By IANS
Bangalore/New Delhi : The crisis in the Karnataka government deepened Thursday with the ruling Janata Dal-Secular (JD-S) stating that the situation was not conducive to transferring power to its partner Bharatiya Janata Party (BJP) on Oct 3.
“The (political) atmosphere is not healthy for it now,” JD-S president and former prime minister H.D. Deve Gowda said at a hurriedly called press meet, soon after he returned from New Delhi without meeting the BJP leadership with whom he wanted to discuss the issue of power transfer.
Deve Gowda was to meet Yashwant Sinha at 12 noon followed by lunch at BJP president Rajnath Singh’s residence along with L.K. Advani. Neither appointment worked out.
Visibly upset about allegations of attempt to murder against his son and Chief Minister H.D. Kumaraswamy levelled by Tourism Minister B. Sriramulu who belongs to BJP, Deve Gowda said: I am more concerned about my son’s welfare now and not about power transfer.
“Perhaps this is for the first time in history that such charges are being levelled against a chief minister in the country. How can there be any discussion on power transfer in these circumstances?” he asked.
The former prime minister added that the BJP’s central leadership was keeping mum on such wild allegations and said unless the party took “action to rein in its ministers” there was no point in talking about power transfer.
In New Delhi, the party’s general secretary Kunwar Danish Ali said: “For the last 20 months BJP men in Karnataka have been harassing our leaders but the high command here has done nothing.”
BJP’s Sriramulu, a strongman in the iron-ore rich district of Bellary, alleged that JD-S workers fired at him Tuesday night while campaigning for urban local body polls to be held Friday.
“The firing was at the behest of Kumaraswamy and it was intended to kill me,” Sriramulu said, threatening a criminal case against the chief minister.
However, police in Bellary denied any firing incident and accused Sriramulu and suspended BJP MLC K. Janardhana Reddy of interfering in their work to unearth saris and liquor apparently stocked for distribution to voters.
The BJP had suspended Janardhana Reddy last year after he charged Kumaraswamy with taking a Rs.15 billion bribe to allow illegal iron-ore mining in Bellary.

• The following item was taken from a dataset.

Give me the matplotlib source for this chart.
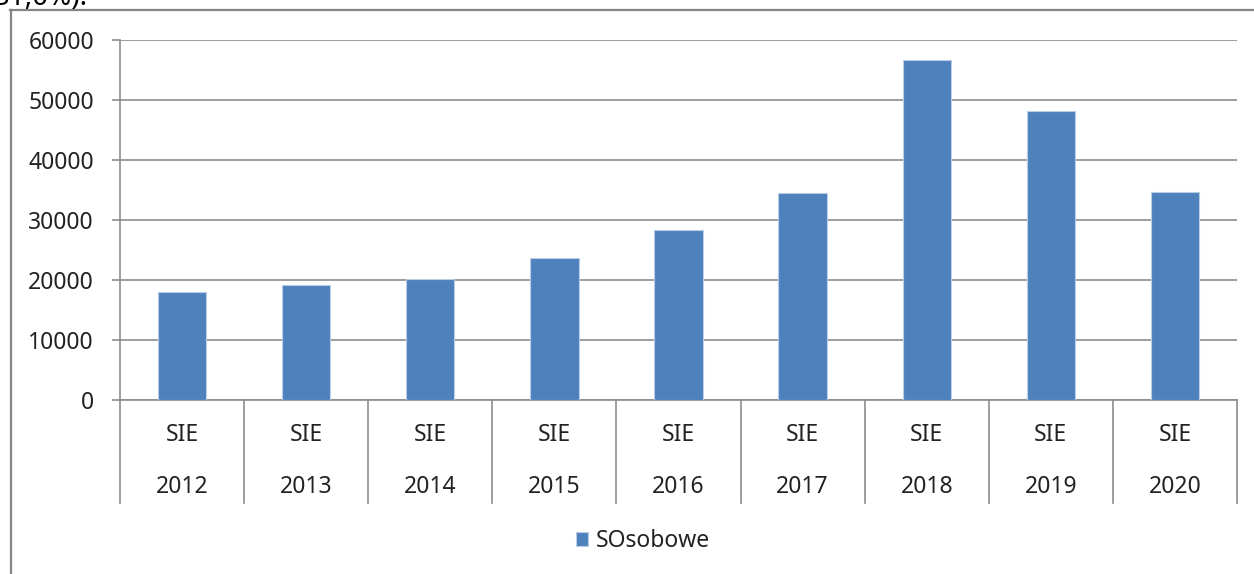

Kumaraswamy is to give up his seat as chief minister Oct 3 as part of a pact with BJP when he walked out of the Congress-JD-S coalition and formed a JD-S-BJP government in February 2006.
On Wednesday Kumaraswamy reacted sharply to Sriramulu’s charges.
“If this is the case now, what will happen after power is handed over to BJP,” he told reporters.
He said it was up to the BJP to ensure the survival of the coalition.
In New Delhi, BJP spokesperson Rajiv Pratap Rudy said the party was “waiting and watching”.
“We don’t want to say anything right now. The local body elections are due Friday in Karnataka and we will speak only after those elections. We are still hopeful of transfer of power on Oct 3.”
BJP state president D.V. Sadananda Gowda told reporters in Mangalore: “It was a gentleman’s agreement to share the chief ministership and we expect JD-S to honour it.”